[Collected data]
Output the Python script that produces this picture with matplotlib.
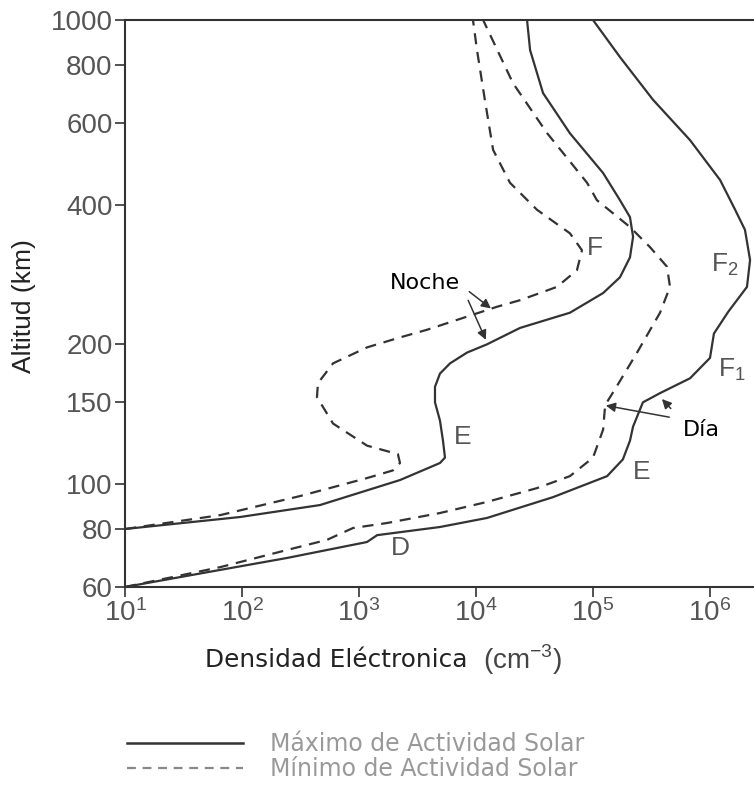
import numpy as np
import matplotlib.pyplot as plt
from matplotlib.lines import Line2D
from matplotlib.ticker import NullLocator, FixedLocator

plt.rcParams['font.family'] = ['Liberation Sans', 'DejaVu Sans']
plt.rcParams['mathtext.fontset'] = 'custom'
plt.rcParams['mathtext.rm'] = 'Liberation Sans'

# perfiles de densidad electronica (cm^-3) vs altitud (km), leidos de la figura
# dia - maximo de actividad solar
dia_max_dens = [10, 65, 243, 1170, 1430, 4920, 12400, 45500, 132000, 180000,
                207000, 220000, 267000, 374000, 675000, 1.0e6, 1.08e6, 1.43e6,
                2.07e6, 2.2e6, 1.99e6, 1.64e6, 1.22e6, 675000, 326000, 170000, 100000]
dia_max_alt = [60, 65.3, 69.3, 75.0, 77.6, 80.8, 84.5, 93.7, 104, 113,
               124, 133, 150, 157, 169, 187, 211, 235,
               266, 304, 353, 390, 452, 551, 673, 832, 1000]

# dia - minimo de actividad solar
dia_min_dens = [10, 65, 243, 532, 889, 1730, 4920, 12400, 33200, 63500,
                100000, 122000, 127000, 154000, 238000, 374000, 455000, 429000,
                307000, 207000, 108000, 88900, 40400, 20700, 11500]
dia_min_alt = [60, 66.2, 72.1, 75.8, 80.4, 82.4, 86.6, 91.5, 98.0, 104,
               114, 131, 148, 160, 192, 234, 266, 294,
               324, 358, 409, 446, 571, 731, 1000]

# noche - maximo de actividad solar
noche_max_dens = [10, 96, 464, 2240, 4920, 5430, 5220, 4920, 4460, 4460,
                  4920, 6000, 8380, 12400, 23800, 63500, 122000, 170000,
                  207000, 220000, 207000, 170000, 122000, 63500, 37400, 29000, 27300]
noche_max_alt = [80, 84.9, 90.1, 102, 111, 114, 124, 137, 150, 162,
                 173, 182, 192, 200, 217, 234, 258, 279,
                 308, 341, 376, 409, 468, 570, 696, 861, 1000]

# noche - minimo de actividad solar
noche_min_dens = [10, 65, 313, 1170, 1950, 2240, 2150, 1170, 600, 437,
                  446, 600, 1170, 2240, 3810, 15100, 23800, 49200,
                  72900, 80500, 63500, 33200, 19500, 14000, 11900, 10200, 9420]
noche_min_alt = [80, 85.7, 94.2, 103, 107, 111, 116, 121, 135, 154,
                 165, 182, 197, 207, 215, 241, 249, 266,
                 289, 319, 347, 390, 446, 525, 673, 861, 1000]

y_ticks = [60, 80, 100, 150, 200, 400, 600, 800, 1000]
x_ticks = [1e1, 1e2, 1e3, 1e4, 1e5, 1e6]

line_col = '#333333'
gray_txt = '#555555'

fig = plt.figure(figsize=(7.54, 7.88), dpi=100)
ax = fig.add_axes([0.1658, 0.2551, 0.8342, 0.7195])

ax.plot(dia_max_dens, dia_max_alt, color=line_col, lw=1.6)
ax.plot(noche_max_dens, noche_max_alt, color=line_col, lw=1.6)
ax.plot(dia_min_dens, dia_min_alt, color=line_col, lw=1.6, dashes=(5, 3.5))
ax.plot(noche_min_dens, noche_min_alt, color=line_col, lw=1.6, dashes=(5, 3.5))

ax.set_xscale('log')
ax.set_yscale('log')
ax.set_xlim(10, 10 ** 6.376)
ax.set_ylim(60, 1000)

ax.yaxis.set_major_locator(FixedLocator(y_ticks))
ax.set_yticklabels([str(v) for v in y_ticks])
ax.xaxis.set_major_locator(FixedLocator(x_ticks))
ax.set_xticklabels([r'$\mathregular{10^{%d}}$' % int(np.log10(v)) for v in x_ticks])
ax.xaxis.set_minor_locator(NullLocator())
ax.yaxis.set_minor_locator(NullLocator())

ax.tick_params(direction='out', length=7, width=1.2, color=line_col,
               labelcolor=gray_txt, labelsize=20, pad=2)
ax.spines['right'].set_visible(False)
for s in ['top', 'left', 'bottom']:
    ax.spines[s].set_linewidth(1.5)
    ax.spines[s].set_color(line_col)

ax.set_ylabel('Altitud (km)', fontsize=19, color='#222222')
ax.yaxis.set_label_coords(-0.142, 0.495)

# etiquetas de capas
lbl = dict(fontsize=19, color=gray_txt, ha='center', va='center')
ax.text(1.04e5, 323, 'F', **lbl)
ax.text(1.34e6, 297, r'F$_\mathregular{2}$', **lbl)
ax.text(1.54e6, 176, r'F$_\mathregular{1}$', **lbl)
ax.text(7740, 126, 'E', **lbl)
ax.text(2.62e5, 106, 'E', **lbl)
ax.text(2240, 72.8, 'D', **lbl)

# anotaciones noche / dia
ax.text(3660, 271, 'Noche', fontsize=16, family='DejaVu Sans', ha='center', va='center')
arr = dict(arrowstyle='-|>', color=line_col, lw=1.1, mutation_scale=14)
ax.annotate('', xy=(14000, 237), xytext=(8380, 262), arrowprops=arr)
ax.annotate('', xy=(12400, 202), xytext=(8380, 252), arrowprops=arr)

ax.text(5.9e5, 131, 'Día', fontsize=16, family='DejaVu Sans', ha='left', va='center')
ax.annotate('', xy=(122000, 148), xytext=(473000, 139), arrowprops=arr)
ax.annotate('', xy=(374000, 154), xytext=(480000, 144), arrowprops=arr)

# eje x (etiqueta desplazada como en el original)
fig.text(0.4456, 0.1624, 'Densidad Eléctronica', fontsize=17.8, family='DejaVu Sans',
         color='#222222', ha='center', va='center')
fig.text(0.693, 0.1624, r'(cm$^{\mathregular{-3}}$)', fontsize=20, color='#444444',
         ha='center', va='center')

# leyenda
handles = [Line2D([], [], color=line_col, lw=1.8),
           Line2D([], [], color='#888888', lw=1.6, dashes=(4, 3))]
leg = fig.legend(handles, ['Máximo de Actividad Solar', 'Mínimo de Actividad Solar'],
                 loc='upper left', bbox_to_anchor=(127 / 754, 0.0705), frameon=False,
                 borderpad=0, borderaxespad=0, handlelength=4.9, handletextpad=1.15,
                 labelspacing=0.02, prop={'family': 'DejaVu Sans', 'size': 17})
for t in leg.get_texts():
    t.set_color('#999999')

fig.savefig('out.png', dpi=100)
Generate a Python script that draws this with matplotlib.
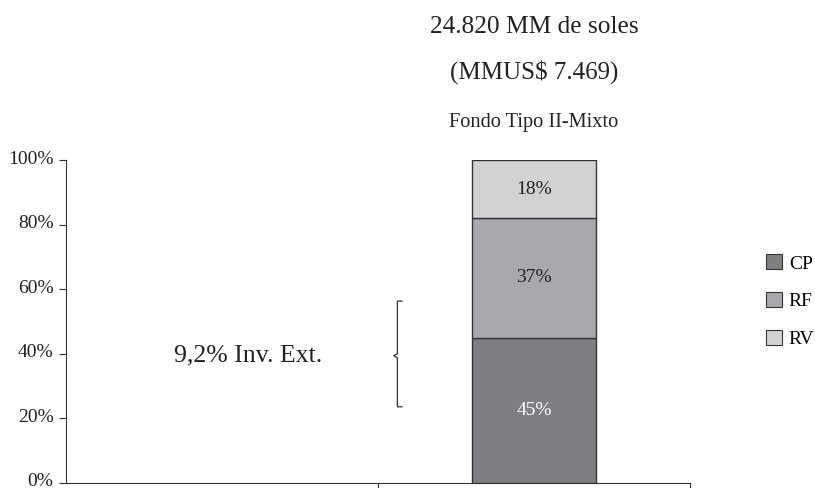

WHAT THE EXERCISE ASKS
Repeat the listing above up to and including the line with "plt.rcParams['mathtext.rm'] = 'Liberation", starting from its first line. Drop any pictures.

THE SOLUTION
Output the Python script that produces this picture with matplotlib.
import numpy as np
import matplotlib.pyplot as plt
from matplotlib.lines import Line2D
from matplotlib.ticker import NullLocator, FixedLocator

plt.rcParams['font.family'] = ['Liberation Sans', 'DejaVu Sans']
plt.rcParams['mathtext.fontset'] = 'custom'
plt.rcParams['mathtext.rm'] = 'Liberation Sans'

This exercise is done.